> _To do_: Leave out the pictures, and write out exactly the lines from the beginning of the material to the line holding "W, H = 1254, 613", that line included, and nothing else.

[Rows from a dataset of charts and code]

* Start *

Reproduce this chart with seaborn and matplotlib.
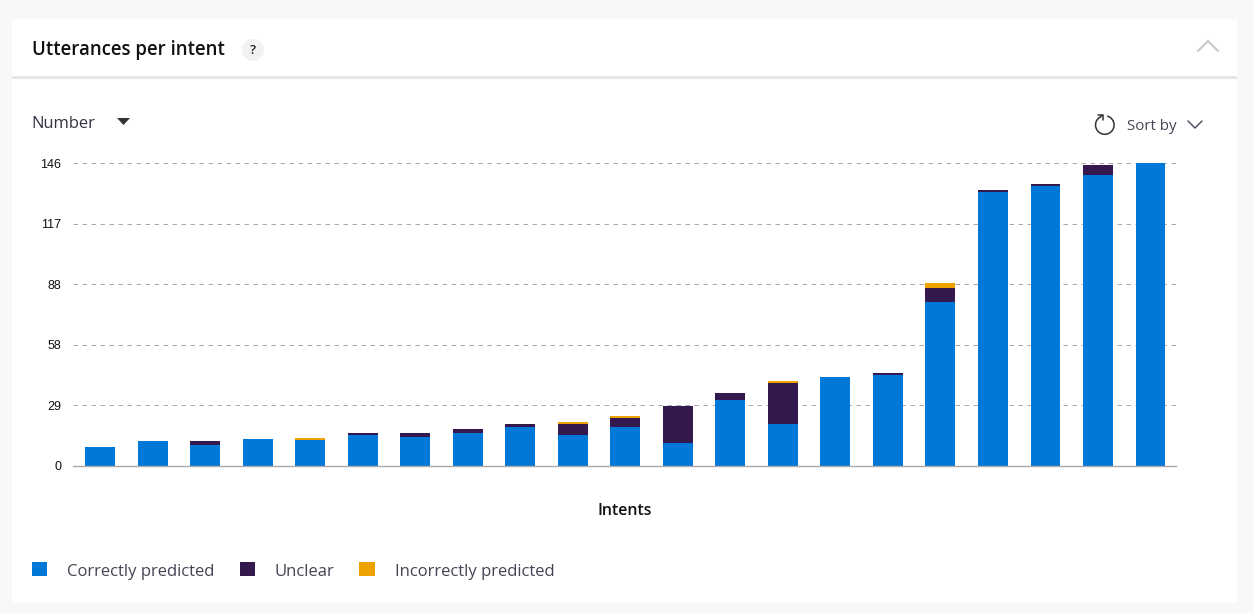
import matplotlib
matplotlib.use('Agg')
import matplotlib.pyplot as plt
import matplotlib.patches as mpatches
import numpy as np
import seaborn as sb

W, H = 1254, 613

intents = ['Intent {}'.format(i) for i in range(1, 22)]
correct = [9, 12, 10, 13, 12.5, 15, 14, 16, 19, 15, 19, 11, 32, 20, 43, 44, 79, 132, 135, 140, 146]
unclear = [0, 0, 2, 0, 0, 1, 2, 2, 1, 5, 4, 18, 3, 20, 0, 1, 7, 1, 1, 5, 0]
incorrect = [0, 0, 0, 0, 1, 0, 0, 0, 0, 1, 1, 0, 0, 1, 0, 0, 2, 0, 0, 0, 0]
y_ticks = [0, 29.2, 58.4, 87.6, 116.8, 146]
y_labels = ['0', '29', '58', '88', '117', '146']
legend_names = ['Correctly predicted', 'Unclear', 'Incorrectly predicted']
colors = ['#0078d7', '#34194f', '#eda200']

sb.set_theme(style='white')
plt.rcParams['font.family'] = ['Open Sans', 'DejaVu Sans']

fig = plt.figure(figsize=(W / 100, H / 100), dpi=100, facecolor='#f8f8f8')


def px_rect(left, top, right, bottom):
    # pixel box of the reference -> figure fractions
    return [left / W, 1 - bottom / H, (right - left) / W, (bottom - top) / H]


# card, header and the little icons are drawn in pixel coordinates
bg = fig.add_axes([0, 0, 1, 1], zorder=0)
bg.set_xlim(0, W)
bg.set_ylim(H, 0)
bg.axis('off')
bg.add_patch(mpatches.Rectangle((12, 19), 1225, 583, fc='white', ec='none'))
bg.add_patch(mpatches.Rectangle((12, 76), 1225, 3, fc='#e6e6e6', ec='none'))

bg.text(32, 49.5, 'Utterances per intent', fontsize=13.4, fontweight=600, color='#111111', va='center')
bg.add_patch(mpatches.Circle((253, 50), 11, fc='#f3f2f1', ec='none'))
bg.text(253, 51, '?', fontsize=9.5, fontweight=600, color='#222222', ha='center', va='center')
bg.plot([1198, 1208, 1218], [51, 41, 51], color='#c8c8c8', lw=1.5)

bg.text(31.5, 124, 'Number', fontsize=11.9, fontweight=500, color='#333344', va='center')
bg.add_patch(mpatches.Polygon([(117, 118), (130, 118), (123.5, 125)], fc='#333333', ec='none'))

bg.add_patch(mpatches.Arc((1104.8, 125), 18.5, 18.5, theta1=285, theta2=598, color='#333333', lw=1.1))
bg.plot([1097.5, 1102.5, 1102.5], [115, 115, 120], color='#333333', lw=1.1)
bg.plot([1099.8, 1102.5], [117.5, 115], color='#333333', lw=1.1)
bg.text(1127, 126, 'Sort by', fontsize=10.9, color='#444455', va='center')
bg.plot([1188, 1195, 1202], [121, 128, 121], color='#555566', lw=1.1)

ax = fig.add_axes(px_rect(73, 163, 1176, 466), zorder=1)
ax.patch.set_alpha(0)

# stacked bars, one seaborn call per series
bottom = np.zeros(len(intents))
for values, name, color in zip([correct, unclear, incorrect], legend_names, colors):
    sb.barplot(x=intents, y=values, bottom=bottom, color=color, saturation=1, width=0.57,
               label=name, ax=ax, legend=False, linewidth=0)
    bottom = bottom + np.array(values)

ax.set_xlim(-0.515, 20.485)
ax.set_ylim(0, 146)
ax.set_yticks(y_ticks)
ax.set_yticklabels(y_labels, fontfamily='Liberation Sans', fontsize=9, color='#111111')
ax.set_xticks([])
ax.tick_params(axis='y', length=0, pad=8.5)
ax.set_axisbelow(True)
ax.grid(axis='y', color='#aaaaaa', lw=0.72, linestyle=(0, (4.5, 4.5)))
ax.set_ylabel('')
ax.set_xlabel('Intents', fontsize=11.5, fontweight=600, color='#111111', labelpad=26.5)
sb.despine(ax=ax, left=True)
ax.spines['bottom'].set_color('#aaaaaa')
ax.spines['bottom'].set_linewidth(1)

leg = fig.legend(*ax.get_legend_handles_labels(), loc='lower left', bbox_to_anchor=(32 / W, 1 - 580.5 / H),
                 ncol=3, frameon=False, fontsize=12, labelcolor='#444455', borderpad=0, borderaxespad=0,
                 handlelength=0.91, handleheight=0.91, handletextpad=1.2, columnspacing=1.5)
# squares sit a little higher than the text
for h in leg.legend_handles:
    h.set_y(h.get_y() + 1.44)

plt.savefig('out.png', dpi=100, facecolor=fig.get_facecolor())
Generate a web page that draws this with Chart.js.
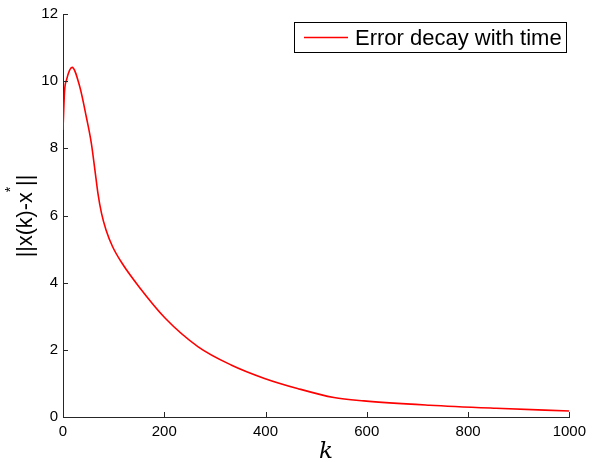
<!DOCTYPE html>
<html>
<head>
<meta charset="utf-8">
<script src="https://cdn.jsdelivr.net/npm/chart.js@4"></script>
<style>
    html, body { margin: 0; padding: 0; background: #fff; }
    #wrap { width: 592px; height: 462px; }
</style>
</head>
<body>
<div id="wrap"><canvas id="chartCanvas" width="592" height="462"></canvas></div>
<script>
// values
const kValues = [0, 3, 7, 18, 33, 46, 56, 63, 69, 76, 85, 98, 117, 150, 202, 267, 332, 398, 463, 535, 594, 724, 855, 1000];
const errValues = [8.55, 9.69, 10.04, 10.41, 9.84, 8.94, 8.15, 7.36, 6.66, 6.07, 5.57, 5.07, 4.57, 3.88, 2.94, 2.09, 1.55, 1.15, 0.85, 0.58, 0.48, 0.35, 0.26, 0.18];
const xTicks = [0, 200, 400, 600, 800, 1000];
const yTicks = [0, 2, 4, 6, 8, 10, 12];
const seriesLabel = "Error decay with time";

const points = kValues.map((k, i) => ({ x: k, y: errValues[i] }));

const SANS = "'Liberation Sans', Arial, sans-serif";

// inside tick marks, axis titles and boxed legend (matlab look)
const decorations = {
    id: "decorations",
    afterDraw(chart) {
        const ctx = chart.ctx;
        const xs = chart.scales.x;
        const ys = chart.scales.y;
        const area = chart.chartArea;

        ctx.save();
        ctx.strokeStyle = "#262626";
        ctx.lineWidth = 1;
        ctx.beginPath();
        xTicks.forEach(v => {
            const px = Math.round(xs.getPixelForValue(v)) + 0.5;
            ctx.moveTo(px, area.bottom);
            ctx.lineTo(px, area.bottom - 5);
        });
        yTicks.forEach(v => {
            const py = Math.round(ys.getPixelForValue(v)) + 0.5;
            ctx.moveTo(area.left, py);
            ctx.lineTo(area.left + 5, py);
        });
        ctx.stroke();

        // x title
        ctx.fillStyle = "#000";
        ctx.font = "italic 23px 'DejaVu Serif', serif";
        ctx.textAlign = "center";
        ctx.textBaseline = "alphabetic";
        ctx.fillText("k", 326, 458);

        // y title with raised star
        ctx.save();
        ctx.translate(32, 216);
        ctx.rotate(-Math.PI / 2);
        ctx.font = "21.5px " + SANS;
        const a = "||x(k)-x";
        const b = "||";
        const wa = ctx.measureText(a).width;
        const wb = ctx.measureText(b).width;
        ctx.font = "14px " + SANS;
        const ws = ctx.measureText("*").width + 1;
        const x0 = -(wa + ws + wb) / 2;
        ctx.textAlign = "left";
        ctx.font = "21.5px " + SANS;
        ctx.fillText(a, x0, 0);
        ctx.font = "14px " + SANS;
        ctx.fillText("*", x0 + wa, -17);
        ctx.font = "21.5px " + SANS;
        ctx.fillText(b, x0 + wa + ws, 0);
        ctx.restore();

        // legend
        const lx = 294.5, ly = 22.5, lw = 272, lh = 30;
        ctx.fillStyle = "#fff";
        ctx.fillRect(lx, ly, lw, lh);
        ctx.strokeStyle = "#000";
        ctx.lineWidth = 1;
        ctx.strokeRect(lx, ly, lw, lh);
        ctx.strokeStyle = "#ff0000";
        ctx.lineWidth = 1.5;
        ctx.beginPath();
        ctx.moveTo(304, ly + lh / 2);
        ctx.lineTo(348, ly + lh / 2);
        ctx.stroke();
        ctx.fillStyle = "#000";
        ctx.font = "22px " + SANS;
        ctx.textAlign = "left";
        ctx.textBaseline = "middle";
        ctx.fillText(seriesLabel, 355, ly + lh / 2 + 1);
        ctx.restore();
    }
};

const ctx = document.getElementById("chartCanvas").getContext("2d");

new Chart(ctx, {
    type: "line",
    data: {
        datasets: [{
            label: seriesLabel,
            data: points,
            borderColor: "#ff0000",
            borderWidth: 1.6,
            pointRadius: 0,
            fill: false,
            cubicInterpolationMode: "monotone"
        }]
    },
    options: {
        responsive: false,
        animation: false,
        devicePixelRatio: 1,
        layout: { padding: { top: 14, right: 18, left: 0, bottom: 0 } },
        plugins: {
            legend: { display: false },
            tooltip: { enabled: false }
        },
        scales: {
            x: {
                type: "linear",
                min: 0,
                max: 1000,
                afterFit: s => { s.height = 45; },
                afterBuildTicks: s => { s.ticks = xTicks.map(v => ({ value: v })); },
                grid: { display: false, drawTicks: false },
                border: { display: true, color: "#262626", width: 1 },
                ticks: {
                    color: "#000",
                    padding: 6,
                    maxRotation: 0,
                    callback: v => String(v),
                    font: { family: SANS, size: 15 }
                }
            },
            y: {
                type: "linear",
                min: 0,
                max: 12,
                afterFit: s => { s.width = 63; },
                afterBuildTicks: s => { s.ticks = yTicks.map(v => ({ value: v })); },
                grid: { display: false, drawTicks: false },
                border: { display: true, color: "#262626", width: 1 },
                ticks: {
                    color: "#000",
                    padding: 5,
                    callback: v => String(v),
                    font: { family: SANS, size: 15 }
                }
            }
        }
    },
    plugins: [decorations]
});
</script>
</body>
</html>
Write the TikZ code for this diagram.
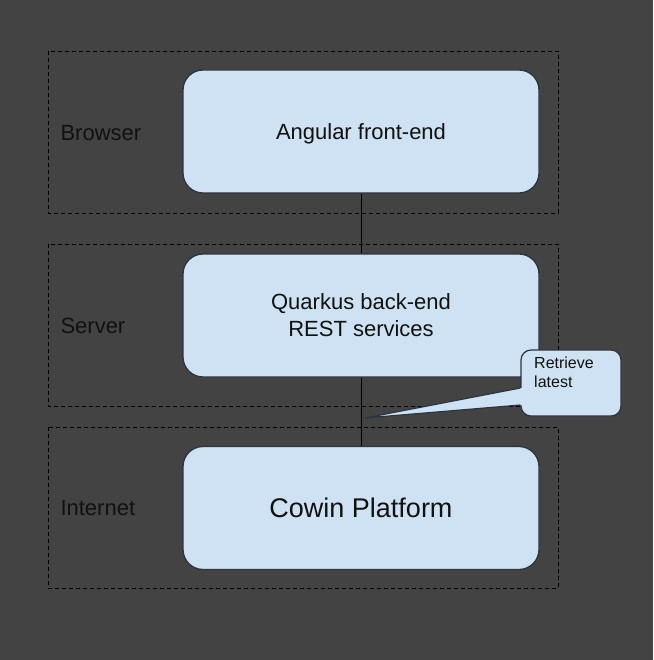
\documentclass[tikz,border=0pt]{standalone}
\usepackage{fontspec}
\setmainfont{Liberation Sans}
\definecolor{bgc}{HTML}{434343}
\definecolor{boxfill}{HTML}{CFE2F3}
\definecolor{boxline}{HTML}{2B3440}
\definecolor{txt}{HTML}{111111}
\begin{document}
\begin{tikzpicture}[x=1pt,y=-1pt,
  zone/.style={draw=black, dashed, dash pattern=on 4pt off 3pt, line width=0.9pt},
  comp/.style={draw=boxline, fill=boxfill, line width=1.3pt, rounded corners=20pt, minimum width=356pt, minimum height=123pt, align=center, font=\fontsize{22}{27}\selectfont, text=txt},
  zlabel/.style={anchor=west, font=\fontsize{22}{26}\selectfont, text=txt},
  link/.style={draw=black, line width=1pt}]
\fill[bgc] (0,0) rectangle (653,660);
\useasboundingbox (0,0) rectangle (653,660);
% zones
\draw[zone] (48,51) rectangle (558,213);
\draw[zone] (48,244) rectangle (558,406);
\draw[zone] (48,427) rectangle (558,588);
\node[zlabel] (lbrowser) at (57,133) {Browser};
\node[zlabel] (lserver) at (57,326) {Server};
\node[zlabel] (linternet) at (57,508) {Internet};
% components
\node[comp, text height=22pt, text depth=5pt] (angular) at (361,131.5) {Angular front-end};
\node[comp] (quarkus) at (361,315.5) {Quarkus back-end\\REST services};
\node[comp, font=\fontsize{27}{31}\selectfont] (cowin) at (361,508) {Cowin Platform};
\draw[link] (angular.south) -- (quarkus.north);
\draw[link] (quarkus.south) -- (cowin.north);
% callout
\node[draw=boxline, fill=boxfill, line width=1.2pt, rounded corners=10pt, minimum width=100pt, minimum height=66pt] (callout) at (571,383) {};
\coordinate (tip) at (365,418);
\fill[boxfill] (callout.west |- 0,388) -- (tip) -- (callout.west |- 0,405) -- ([xshift=3pt]callout.west |- 0,405) -- ([xshift=3pt]callout.west |- 0,388) -- cycle;
\draw[boxline, line width=1.2pt, line join=round] (callout.west |- 0,388) -- (tip) -- (callout.west |- 0,405);
\node[anchor=north west, align=left, inner sep=0pt, font=\fontsize{16}{19}\selectfont, text=txt] (ctext) at (534,357) {Retrieve\\latest};
\end{tikzpicture}
\end{document}
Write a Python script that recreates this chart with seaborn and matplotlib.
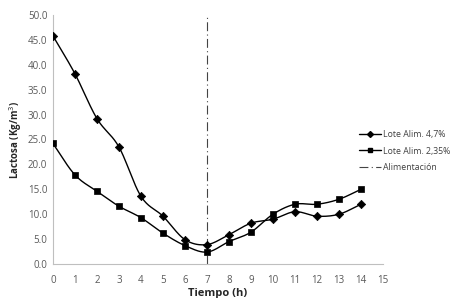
import numpy as np
import pandas as pd
import matplotlib
matplotlib.use("Agg")
import matplotlib.pyplot as plt
from matplotlib.lines import Line2D
import seaborn as sns

# Lactosa (Kg/m3) por hora
tiempo = list(range(15))
lote_47 = [45.8, 38.2, 29.2, 23.5, 13.6, 9.6, 4.9, 3.9, 5.9, 8.2, 9.0, 10.5, 9.6, 10.0, 12.0]
lote_235 = [24.2, 17.9, 14.6, 11.6, 9.3, 6.2, 3.7, 2.4, 4.5, 6.4, 10.0, 12.0, 12.0, 13.0, 15.0]
alimentacion_t = 7


def smooth(x, y, n=20):
    # catmull-rom, como el suavizado de Excel
    x = np.asarray(x, float)
    y = np.asarray(y, float)
    px = np.concatenate([[2 * x[0] - x[1]], x, [2 * x[-1] - x[-2]]])
    py = np.concatenate([[2 * y[0] - y[1]], y, [2 * y[-1] - y[-2]]])
    xs, ys = [], []
    for i in range(1, len(px) - 2):
        t = np.linspace(0, 1, n, endpoint=False)
        for arr, out in ((px, xs), (py, ys)):
            p0, p1, p2, p3 = arr[i - 1], arr[i], arr[i + 1], arr[i + 2]
            out.extend(0.5 * (2 * p1 + (-p0 + p2) * t
                              + (2 * p0 - 5 * p1 + 4 * p2 - p3) * t ** 2
                              + (-p0 + 3 * p1 - 3 * p2 + p3) * t ** 3))
    xs.append(x[-1])
    ys.append(y[-1])
    return np.array(xs), np.array(ys)


sns.set_style("white")
plt.rcParams["font.family"] = ["Open Sans", "DejaVu Sans"]

fig = plt.figure(figsize=(4.56, 2.98), dpi=100)
ax = fig.add_axes([0.116, 0.114, 0.724, 0.836])

df = pd.DataFrame({"t": tiempo, "a": lote_47, "b": lote_235})

for col, mk, ms in (("a", "D", 18), ("b", "s", 16)):
    sx, sy = smooth(df["t"], df[col])
    sns.lineplot(x=sx, y=sy, ax=ax, color="black", linewidth=1.0, sort=False)
    sns.scatterplot(data=df, x="t", y=col, ax=ax, marker=mk, s=ms,
                    color="black", edgecolor="black", linewidth=0.5, zorder=3)

ax.axvline(alimentacion_t, color="#444444", linewidth=0.8, linestyle=(0, (8, 3, 1, 3)))

ax.set_xlim(0, 15)
ax.set_ylim(0, 50)
ax.set_xticks(range(0, 16))
ax.set_yticks(np.arange(0, 50.1, 5))
ax.set_yticklabels([f"{v:.1f}" for v in np.arange(0, 50.1, 5)])
ax.tick_params(axis="both", length=0, labelsize=7, colors="#595959", pad=8)
ax.tick_params(axis="y", pad=4)

for s in ("top", "right"):
    ax.spines[s].set_visible(False)
for s in ("left", "bottom"):
    ax.spines[s].set_color("#bfbfbf")
    ax.spines[s].set_linewidth(0.8)

ax.set_xlabel("Tiempo (h)", fontsize=8, fontweight="bold", color="#262626", labelpad=1)
ax.set_ylabel("Lactosa (Kg/m$^3$)", fontsize=7, fontweight="bold", color="#262626", labelpad=3)

handles = [
    Line2D([], [], color="black", linewidth=1.0, marker="D", markersize=3),
    Line2D([], [], color="black", linewidth=1.0, marker="s", markersize=3),
    Line2D([], [], color="#444444", linewidth=0.8, linestyle=(0, (8, 3, 1, 3))),
]
fig.legend(handles, ["Lote Alim. 4,7%", "Lote Alim. 2,35%", "Alimentación"],
           loc="upper left", bbox_to_anchor=(0.787, 0.565), frameon=False,
           borderpad=0, borderaxespad=0,
           fontsize=6.3, labelcolor="#404040", handlelength=2.5, handletextpad=0.3,
           labelspacing=0.9)

fig.savefig("out.png", dpi=100)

* End *

> _Output below_:
Reproduce this chart with seaborn and matplotlib.
import matplotlib
matplotlib.use('Agg')
import matplotlib.pyplot as plt
import matplotlib.patches as mpatches
import numpy as np
import seaborn as sb

W, H = 1254, 613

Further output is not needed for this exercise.